Collected data entries:
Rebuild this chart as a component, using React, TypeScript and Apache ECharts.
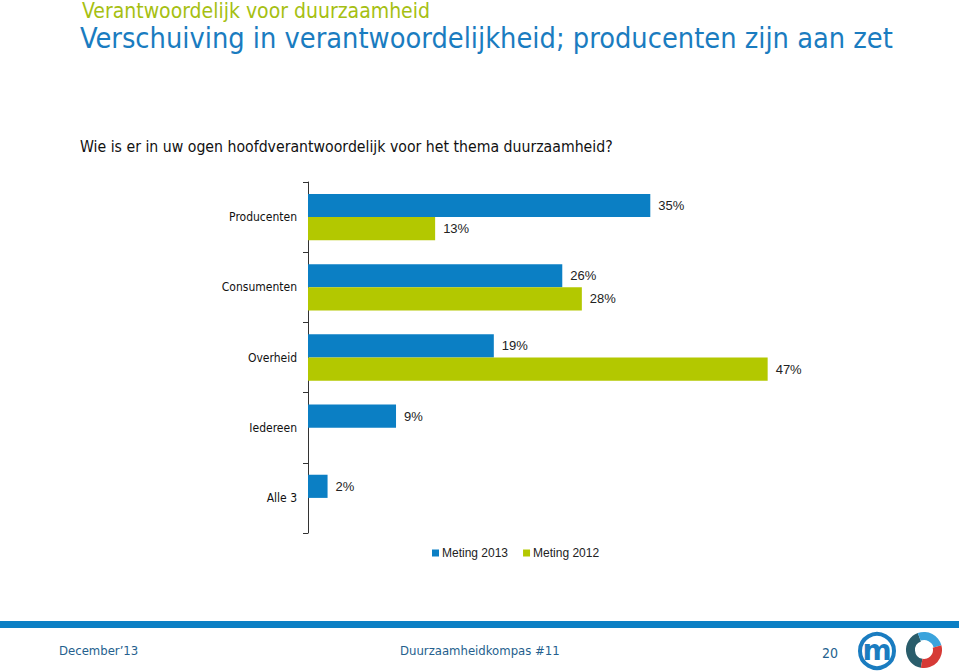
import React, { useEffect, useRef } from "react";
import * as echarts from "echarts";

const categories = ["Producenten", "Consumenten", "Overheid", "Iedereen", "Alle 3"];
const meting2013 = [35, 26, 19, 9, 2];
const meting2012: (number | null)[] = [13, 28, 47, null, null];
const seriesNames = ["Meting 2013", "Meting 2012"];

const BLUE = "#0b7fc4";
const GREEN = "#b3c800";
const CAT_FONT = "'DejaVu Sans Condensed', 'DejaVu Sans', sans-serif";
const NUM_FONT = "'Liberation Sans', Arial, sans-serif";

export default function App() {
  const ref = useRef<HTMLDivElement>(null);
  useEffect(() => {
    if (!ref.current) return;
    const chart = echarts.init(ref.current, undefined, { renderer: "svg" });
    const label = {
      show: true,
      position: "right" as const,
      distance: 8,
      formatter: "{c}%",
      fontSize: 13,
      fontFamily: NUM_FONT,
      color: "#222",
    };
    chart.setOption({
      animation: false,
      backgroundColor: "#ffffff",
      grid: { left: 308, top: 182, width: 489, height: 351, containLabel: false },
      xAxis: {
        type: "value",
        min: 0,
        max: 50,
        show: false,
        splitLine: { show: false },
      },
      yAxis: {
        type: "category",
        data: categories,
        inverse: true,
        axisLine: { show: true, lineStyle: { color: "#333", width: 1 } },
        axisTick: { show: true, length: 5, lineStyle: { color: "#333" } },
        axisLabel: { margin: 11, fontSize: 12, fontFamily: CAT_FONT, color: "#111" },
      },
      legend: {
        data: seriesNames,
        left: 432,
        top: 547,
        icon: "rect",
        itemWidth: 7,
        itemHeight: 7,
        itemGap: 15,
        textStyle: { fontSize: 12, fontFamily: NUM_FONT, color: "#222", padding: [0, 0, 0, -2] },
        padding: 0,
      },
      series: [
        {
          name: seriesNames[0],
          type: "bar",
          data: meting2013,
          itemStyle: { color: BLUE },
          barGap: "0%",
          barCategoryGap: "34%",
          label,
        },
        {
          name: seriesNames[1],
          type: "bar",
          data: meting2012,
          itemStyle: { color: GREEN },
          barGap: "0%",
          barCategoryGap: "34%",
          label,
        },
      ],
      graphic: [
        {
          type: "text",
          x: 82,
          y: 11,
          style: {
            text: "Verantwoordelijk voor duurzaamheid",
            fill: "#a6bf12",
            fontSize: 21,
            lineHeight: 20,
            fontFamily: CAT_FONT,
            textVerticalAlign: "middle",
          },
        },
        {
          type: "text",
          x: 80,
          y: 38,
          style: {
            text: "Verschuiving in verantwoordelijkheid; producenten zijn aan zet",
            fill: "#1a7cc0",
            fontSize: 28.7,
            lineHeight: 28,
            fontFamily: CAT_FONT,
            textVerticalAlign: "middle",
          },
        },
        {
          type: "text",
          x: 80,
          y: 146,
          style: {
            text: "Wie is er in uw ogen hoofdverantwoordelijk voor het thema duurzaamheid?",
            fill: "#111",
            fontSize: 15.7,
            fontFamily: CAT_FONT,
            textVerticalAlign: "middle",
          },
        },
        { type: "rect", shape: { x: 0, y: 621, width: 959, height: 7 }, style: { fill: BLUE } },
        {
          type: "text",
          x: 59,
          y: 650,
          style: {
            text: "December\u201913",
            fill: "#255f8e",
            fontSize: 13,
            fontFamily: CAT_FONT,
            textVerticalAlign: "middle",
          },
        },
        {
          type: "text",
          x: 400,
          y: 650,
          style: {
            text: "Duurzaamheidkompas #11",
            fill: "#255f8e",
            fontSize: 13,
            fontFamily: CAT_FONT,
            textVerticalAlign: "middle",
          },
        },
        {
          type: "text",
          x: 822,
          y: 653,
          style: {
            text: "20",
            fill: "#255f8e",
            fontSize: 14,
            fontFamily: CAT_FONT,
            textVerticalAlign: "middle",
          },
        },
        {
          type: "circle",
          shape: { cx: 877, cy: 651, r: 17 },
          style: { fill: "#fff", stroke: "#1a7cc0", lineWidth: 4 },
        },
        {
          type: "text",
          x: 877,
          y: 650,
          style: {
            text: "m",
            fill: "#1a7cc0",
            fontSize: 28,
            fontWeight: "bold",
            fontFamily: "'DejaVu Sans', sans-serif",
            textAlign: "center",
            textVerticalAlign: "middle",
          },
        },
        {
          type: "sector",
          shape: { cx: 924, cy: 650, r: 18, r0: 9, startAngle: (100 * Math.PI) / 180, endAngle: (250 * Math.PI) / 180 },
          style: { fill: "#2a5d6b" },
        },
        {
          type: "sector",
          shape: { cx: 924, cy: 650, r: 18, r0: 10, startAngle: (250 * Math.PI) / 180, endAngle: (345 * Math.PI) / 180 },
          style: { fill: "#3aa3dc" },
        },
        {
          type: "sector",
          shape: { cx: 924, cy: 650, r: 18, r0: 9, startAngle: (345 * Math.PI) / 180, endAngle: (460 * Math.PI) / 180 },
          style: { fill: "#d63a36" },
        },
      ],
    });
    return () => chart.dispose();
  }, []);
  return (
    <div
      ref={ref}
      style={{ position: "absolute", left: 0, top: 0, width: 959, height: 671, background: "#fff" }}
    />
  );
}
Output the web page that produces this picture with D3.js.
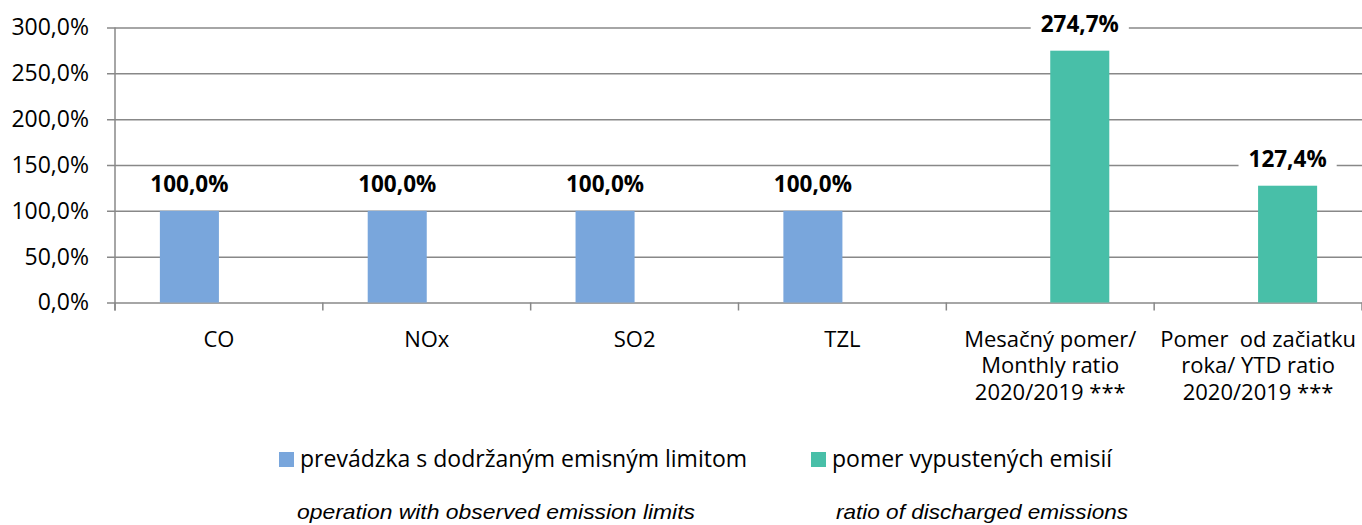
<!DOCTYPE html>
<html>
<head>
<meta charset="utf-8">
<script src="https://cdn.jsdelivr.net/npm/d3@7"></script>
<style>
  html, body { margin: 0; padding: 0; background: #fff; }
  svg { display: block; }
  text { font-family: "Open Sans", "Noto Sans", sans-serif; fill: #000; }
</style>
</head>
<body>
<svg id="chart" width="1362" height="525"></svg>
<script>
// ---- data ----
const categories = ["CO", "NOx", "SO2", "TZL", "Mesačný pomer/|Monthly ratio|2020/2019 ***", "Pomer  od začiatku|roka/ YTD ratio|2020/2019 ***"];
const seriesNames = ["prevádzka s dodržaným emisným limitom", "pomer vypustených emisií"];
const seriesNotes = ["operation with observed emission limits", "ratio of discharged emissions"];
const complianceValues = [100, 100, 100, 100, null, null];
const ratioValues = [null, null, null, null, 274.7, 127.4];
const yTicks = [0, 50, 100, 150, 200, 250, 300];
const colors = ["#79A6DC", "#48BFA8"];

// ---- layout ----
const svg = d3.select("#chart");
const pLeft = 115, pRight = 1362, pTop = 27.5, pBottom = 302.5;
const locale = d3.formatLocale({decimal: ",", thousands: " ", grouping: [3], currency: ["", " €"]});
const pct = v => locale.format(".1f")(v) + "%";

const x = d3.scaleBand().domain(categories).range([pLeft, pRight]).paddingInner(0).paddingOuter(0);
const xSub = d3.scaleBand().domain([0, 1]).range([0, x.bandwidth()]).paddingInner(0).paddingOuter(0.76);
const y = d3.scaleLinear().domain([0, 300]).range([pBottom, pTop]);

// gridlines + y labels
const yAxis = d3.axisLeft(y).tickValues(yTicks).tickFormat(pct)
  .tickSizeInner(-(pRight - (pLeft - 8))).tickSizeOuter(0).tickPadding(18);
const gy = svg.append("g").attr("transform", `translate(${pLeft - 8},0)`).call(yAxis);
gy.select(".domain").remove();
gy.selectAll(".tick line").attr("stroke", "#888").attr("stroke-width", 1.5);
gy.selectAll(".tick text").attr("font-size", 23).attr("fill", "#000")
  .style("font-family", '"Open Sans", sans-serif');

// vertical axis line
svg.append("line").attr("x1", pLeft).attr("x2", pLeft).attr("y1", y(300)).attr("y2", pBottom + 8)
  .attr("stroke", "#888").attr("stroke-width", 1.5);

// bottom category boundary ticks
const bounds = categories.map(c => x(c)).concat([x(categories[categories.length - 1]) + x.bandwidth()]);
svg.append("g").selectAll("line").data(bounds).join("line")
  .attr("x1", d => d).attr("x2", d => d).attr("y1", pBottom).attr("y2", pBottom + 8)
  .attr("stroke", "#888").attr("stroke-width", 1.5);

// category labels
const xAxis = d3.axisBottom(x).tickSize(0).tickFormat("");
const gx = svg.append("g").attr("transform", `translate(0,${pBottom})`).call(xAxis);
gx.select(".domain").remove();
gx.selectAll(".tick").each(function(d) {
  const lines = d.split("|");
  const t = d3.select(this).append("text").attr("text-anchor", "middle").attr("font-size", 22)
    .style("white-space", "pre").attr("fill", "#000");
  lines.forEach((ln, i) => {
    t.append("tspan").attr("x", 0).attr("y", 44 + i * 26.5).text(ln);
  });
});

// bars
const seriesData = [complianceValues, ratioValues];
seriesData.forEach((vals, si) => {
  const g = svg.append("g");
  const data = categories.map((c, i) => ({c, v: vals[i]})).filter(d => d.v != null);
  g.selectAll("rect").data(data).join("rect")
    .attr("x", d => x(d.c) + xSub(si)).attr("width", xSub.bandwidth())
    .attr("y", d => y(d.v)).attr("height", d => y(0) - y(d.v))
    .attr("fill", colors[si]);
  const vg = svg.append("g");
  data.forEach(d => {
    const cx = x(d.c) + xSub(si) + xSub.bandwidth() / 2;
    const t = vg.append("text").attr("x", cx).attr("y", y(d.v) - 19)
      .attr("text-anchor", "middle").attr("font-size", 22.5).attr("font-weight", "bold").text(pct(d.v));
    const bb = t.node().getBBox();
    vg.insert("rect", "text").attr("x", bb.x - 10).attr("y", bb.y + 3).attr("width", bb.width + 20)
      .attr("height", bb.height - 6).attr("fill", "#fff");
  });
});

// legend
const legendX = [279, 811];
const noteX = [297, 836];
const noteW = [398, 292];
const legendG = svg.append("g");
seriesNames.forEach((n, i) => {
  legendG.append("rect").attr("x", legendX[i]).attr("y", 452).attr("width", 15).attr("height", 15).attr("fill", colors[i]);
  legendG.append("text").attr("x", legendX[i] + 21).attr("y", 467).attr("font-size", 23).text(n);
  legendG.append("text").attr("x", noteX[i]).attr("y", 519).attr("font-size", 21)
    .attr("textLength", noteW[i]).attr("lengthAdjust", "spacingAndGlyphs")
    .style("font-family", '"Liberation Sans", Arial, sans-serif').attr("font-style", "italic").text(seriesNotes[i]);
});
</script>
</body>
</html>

STATED TASK
Starting with the first line of the data above and ending with the line containing "import * as", please restate every line exactly, leaving images out.

EXERCISE RESPONSE
Rebuild this chart as a component, using React, TypeScript and Apache ECharts.
import React, { useEffect, useRef } from "react";
import * as echarts from "echarts";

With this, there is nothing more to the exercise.